_Description of the task:_ Render the material again word for word, skipping the pictures in it.

☆ ☆ ☆ ☆

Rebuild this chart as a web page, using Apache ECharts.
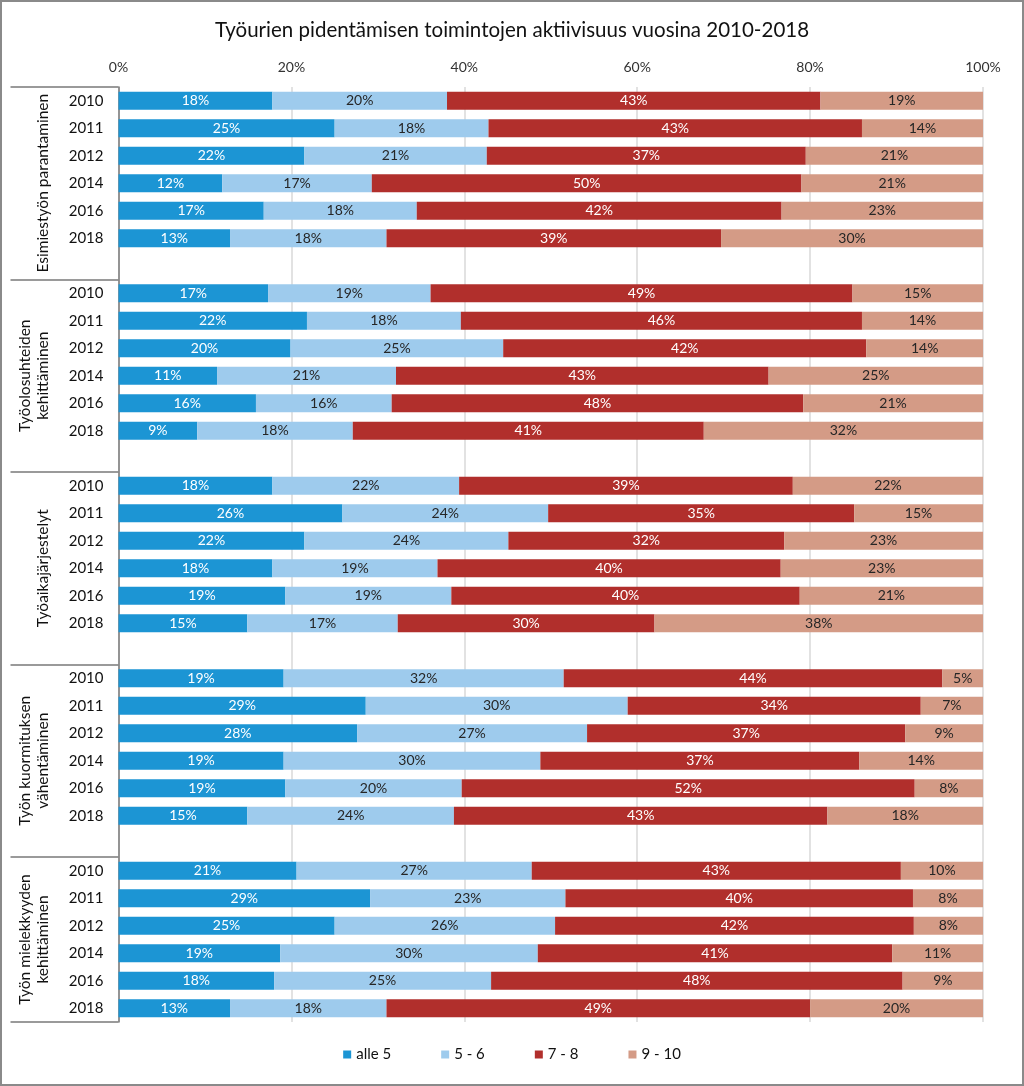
<!DOCTYPE html>
<html>
<head>
<meta charset="utf-8">
<script src="https://cdn.jsdelivr.net/npm/echarts@6/dist/echarts.min.js"></script>
<style>
html,body{margin:0;padding:0;background:#fff;}
#chart{width:1024px;height:1086px;}
</style>
</head>
<body>
<div id="chart"></div>
<script>
const titleText = 'Työurien pidentämisen toimintojen aktiivisuus vuosina 2010-2018';
const groups = ['Esimiestyön parantaminen', 'Työolosuhteiden\nkehittäminen', 'Työaikajärjestelyt', 'Työn kuormituksen\nvähentäminen', 'Työn mielekkyyden\nkehittäminen'];
const years = ['2010', '2011', '2012', '2014', '2016', '2018'];
const seriesNames = ['alle 5', '5 - 6', '7 - 8', '9 - 10'];
const xTicks = [0, 20, 40, 60, 80, 100];

// values per group (6 years each), in % of respondents
const alle5 = [
  17.8, 25.0, 21.5, 12.0, 16.8, 12.9,
  17.3, 21.8, 19.9, 11.4, 15.9, 9.1,
  17.8, 25.9, 21.5, 17.8, 19.3, 14.9,
  19.1, 28.6, 27.6, 19.1, 19.3, 14.9,
  20.6, 29.1, 25.0, 18.7, 18.0, 12.9
];
const v5_6 = [
  20.2, 17.8, 21.1, 17.3, 17.7, 18.1,
  18.8, 17.8, 24.6, 20.7, 15.7, 18.0,
  21.6, 23.8, 23.6, 19.1, 19.2, 17.4,
  32.4, 30.3, 26.6, 29.7, 20.4, 23.9,
  27.2, 22.6, 25.5, 29.8, 25.1, 18.1
];
const v7_8 = [
  43.2, 43.2, 36.9, 49.7, 42.2, 38.7,
  48.8, 46.4, 42.0, 43.1, 47.6, 40.6,
  38.6, 35.4, 31.9, 39.7, 40.3, 29.7,
  43.8, 33.9, 36.8, 36.9, 52.4, 43.2,
  42.7, 40.2, 41.5, 41.0, 47.6, 49.0
];
const v9_10 = [
  18.8, 14.0, 20.5, 21.0, 23.3, 30.3,
  15.1, 14.0, 13.5, 24.8, 20.8, 32.3,
  22.0, 14.9, 23.0, 23.4, 21.2, 38.0,
  4.7, 7.2, 9.0, 14.3, 7.9, 18.0,
  9.5, 8.1, 8.0, 10.5, 9.3, 20.0
];

const colors = ['#1c95d4', '#9ecbed', '#b12f2c', '#d49b86'];
const labelColors = ['#ffffff', '#262626', '#ffffff', '#262626'];
const FONT = 'Lato';

// Build category list with blank spacer rows between groups
const cats = [];
groups.forEach((g, gi) => {
  years.forEach(y => cats.push(y));
  if (gi < groups.length - 1) cats.push('');
});
function expand(arr) {
  const out = [];
  groups.forEach((g, gi) => {
    for (let k = 0; k < years.length; k++) out.push(arr[gi * years.length + k]);
    if (gi < groups.length - 1) out.push('-');
  });
  return out;
}
const allVals = [alle5, v5_6, v7_8, v9_10];
const nSlots = cats.length;
const sepPos = [];
const groupCenters = [];
let pos = 0;
groups.forEach((g, gi) => {
  sepPos.push(pos);
  const span = years.length + (gi < groups.length - 1 ? 1 : 0);
  groupCenters.push(pos + span / 2);
  pos += span;
});
sepPos.push(nSlots);

const chart = echarts.init(document.getElementById('chart'), null, {renderer: 'canvas'});
chart.setOption({
  backgroundColor: '#ffffff',
  animation: false,
  textStyle: {fontFamily: FONT},
  title: {
    text: titleText, left: 'center', top: 15,
    textStyle: {fontFamily: FONT, fontSize: 20.5, fontWeight: 'normal', color: '#111'}
  },
  legend: {
    bottom: 19, left: 'center', icon: 'rect', itemWidth: 8, itemHeight: 8, itemGap: 50,
    textStyle: {fontFamily: FONT, fontSize: 15, color: '#111'},
    data: seriesNames
  },
  graphic: [{
    type: 'rect', z: 100, silent: true,
    shape: {x: 1, y: 1, width: 1022, height: 1084},
    style: {fill: 'none', stroke: '#8a8a8a', lineWidth: 2}
  }],
  grid: {left: 118.5, right: 41, top: 87, bottom: 64, containLabel: false},
  xAxis: {
    type: 'value', position: 'top', min: 0, max: 100, interval: 20,
    axisLine: {show: false}, axisTick: {show: false},
    axisLabel: {formatter: '{value}%', fontFamily: FONT, fontSize: 14, color: '#333', margin: 13, customValues: xTicks},
    splitLine: {show: true, lineStyle: {color: '#d9d9d9', width: 1.5}}
  },
  yAxis: [{
    type: 'category', inverse: true, data: cats,
    axisLine: {show: true, lineStyle: {color: '#7a7a7a', width: 1.5}},
    axisTick: {show: false},
    axisLabel: {fontFamily: FONT, fontSize: 15, color: '#111', margin: 15, interval: 0}
  }, {
    type: 'value', inverse: true, min: 0, max: nSlots, position: 'left',
    axisLine: {show: false},
    splitLine: {show: false},
    axisTick: {show: true, length: 108, customValues: sepPos, lineStyle: {color: '#7a7a7a', width: 1.5}},
    axisLabel: {
      show: true, rotate: 90, margin: 67, customValues: groupCenters,
      fontFamily: FONT, fontSize: 15.5, color: '#111', lineHeight: 18,
      formatter: function (v) {
        const i = groupCenters.findIndex(c => Math.abs(c - v) < 1e-6);
        return i >= 0 ? groups[i] : '';
      }
    }
  }],
  series: seriesNames.map((name, si) => ({
    name: name, type: 'bar', stack: 'total', yAxisIndex: 0,
    barWidth: 18,
    itemStyle: {color: colors[si]},
    label: {
      show: true, position: 'inside', fontFamily: FONT, fontSize: 14, color: labelColors[si],
      formatter: p => Math.round(p.value) + '%'
    },
    data: expand(allVals[si])
  }))
});
</script>
</body>
</html>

☆ ☆ ☆ ☆

_Response to this exercise:_
Rebuild this chart as a web page, using Apache ECharts.
<!DOCTYPE html>
<html>
<head>
<meta charset="utf-8">
<script src="https://cdn.jsdelivr.net/npm/echarts@6/dist/echarts.min.js"></script>
<style>
html,body{margin:0;padding:0;background:#fff;}
#chart{width:1024px;height:1086px;}
</style>
</head>
<body>
<div id="chart"></div>
<script>
const titleText = 'Työurien pidentämisen toimintojen aktiivisuus vuosina 2010-2018';
const groups = ['Esimiestyön parantaminen', 'Työolosuhteiden\nkehittäminen', 'Työaikajärjestelyt', 'Työn kuormituksen\nvähentäminen', 'Työn mielekkyyden\nkehittäminen'];
const years = ['2010', '2011', '2012', '2014', '2016', '2018'];
const seriesNames = ['alle 5', '5 - 6', '7 - 8', '9 - 10'];
const xTicks = [0, 20, 40, 60, 80, 100];

// values per group (6 years each), in % of respondents
const alle5 = [
  17.8, 25.0, 21.5, 12.0, 16.8, 12.9,
  17.3, 21.8, 19.9, 11.4, 15.9, 9.1,
  17.8, 25.9, 21.5, 17.8, 19.3, 14.9,
  19.1, 28.6, 27.6, 19.1, 19.3, 14.9,
  20.6, 29.1, 25.0, 18.7, 18.0, 12.9
];
const v5_6 = [
  20.2, 17.8, 21.1, 17.3, 17.7, 18.1,
  18.8, 17.8, 24.6, 20.7, 15.7, 18.0,
  21.6, 23.8, 23.6, 19.1, 19.2, 17.4,
  32.4, 30.3, 26.6, 29.7, 20.4, 23.9,
  27.2, 22.6, 25.5, 29.8, 25.1, 18.1
];
const v7_8 = [
  43.2, 43.2, 36.9, 49.7, 42.2, 38.7,
  48.8, 46.4, 42.0, 43.1, 47.6, 40.6,
  38.6, 35.4, 31.9, 39.7, 40.3, 29.7,
  43.8, 33.9, 36.8, 36.9, 52.4, 43.2,
  42.7, 40.2, 41.5, 41.0, 47.6, 49.0
];
const v9_10 = [
  18.8, 14.0, 20.5, 21.0, 23.3, 30.3,
  15.1, 14.0, 13.5, 24.8, 20.8, 32.3,
  22.0, 14.9, 23.0, 23.4, 21.2, 38.0,
  4.7, 7.2, 9.0, 14.3, 7.9, 18.0,
  9.5, 8.1, 8.0, 10.5, 9.3, 20.0
];

const colors = ['#1c95d4', '#9ecbed', '#b12f2c', '#d49b86'];
const labelColors = ['#ffffff', '#262626', '#ffffff', '#262626'];
const FONT = 'Lato';

// Build category list with blank spacer rows between groups
const cats = [];
groups.forEach((g, gi) => {
  years.forEach(y => cats.push(y));
  if (gi < groups.length - 1) cats.push('');
});
function expand(arr) {
  const out = [];
  groups.forEach((g, gi) => {
    for (let k = 0; k < years.length; k++) out.push(arr[gi * years.length + k]);
    if (gi < groups.length - 1) out.push('-');
  });
  return out;
}
const allVals = [alle5, v5_6, v7_8, v9_10];
const nSlots = cats.length;
const sepPos = [];
const groupCenters = [];
let pos = 0;
groups.forEach((g, gi) => {
  sepPos.push(pos);
  const span = years.length + (gi < groups.length - 1 ? 1 : 0);
  groupCenters.push(pos + span / 2);
  pos += span;
});
sepPos.push(nSlots);

const chart = echarts.init(document.getElementById('chart'), null, {renderer: 'canvas'});
chart.setOption({
  backgroundColor: '#ffffff',
  animation: false,
  textStyle: {fontFamily: FONT},
  title: {
    text: titleText, left: 'center', top: 15,
    textStyle: {fontFamily: FONT, fontSize: 20.5, fontWeight: 'normal', color: '#111'}
  },
  legend: {
    bottom: 19, left: 'center', icon: 'rect', itemWidth: 8, itemHeight: 8, itemGap: 50,
    textStyle: {fontFamily: FONT, fontSize: 15, color: '#111'},
    data: seriesNames
  },
  graphic: [{
    type: 'rect', z: 100, silent: true,
    shape: {x: 1, y: 1, width: 1022, height: 1084},
    style: {fill: 'none', stroke: '#8a8a8a', lineWidth: 2}
  }],
  grid: {left: 118.5, right: 41, top: 87, bottom: 64, containLabel: false},
  xAxis: {
    type: 'value', position: 'top', min: 0, max: 100, interval: 20,
    axisLine: {show: false}, axisTick: {show: false},
    axisLabel: {formatter: '{value}%', fontFamily: FONT, fontSize: 14, color: '#333', margin: 13, customValues: xTicks},
    splitLine: {show: true, lineStyle: {color: '#d9d9d9', width: 1.5}}
  },
  yAxis: [{
    type: 'category', inverse: true, data: cats,
    axisLine: {show: true, lineStyle: {color: '#7a7a7a', width: 1.5}},
    axisTick: {show: false},
    axisLabel: {fontFamily: FONT, fontSize: 15, color: '#111', margin: 15, interval: 0}
  }, {
    type: 'value', inverse: true, min: 0, max: nSlots, position: 'left',
    axisLine: {show: false},
    splitLine: {show: false},
    axisTick: {show: true, length: 108, customValues: sepPos, lineStyle: {color: '#7a7a7a', width: 1.5}},
    axisLabel: {
      show: true, rotate: 90, margin: 67, customValues: groupCenters,
      fontFamily: FONT, fontSize: 15.5, color: '#111', lineHeight: 18,
      formatter: function (v) {
        const i = groupCenters.findIndex(c => Math.abs(c - v) < 1e-6);
        return i >= 0 ? groups[i] : '';
      }
    }
  }],
  series: seriesNames.map((name, si) => ({
    name: name, type: 'bar', stack: 'total', yAxisIndex: 0,
    barWidth: 18,
    itemStyle: {color: colors[si]},
    label: {
      show: true, position: 'inside', fontFamily: FONT, fontSize: 14, color: labelColors[si],
      formatter: p => Math.round(p.value) + '%'
    },
    data: expand(allVals[si])
  }))
});
</script>
</body>
</html>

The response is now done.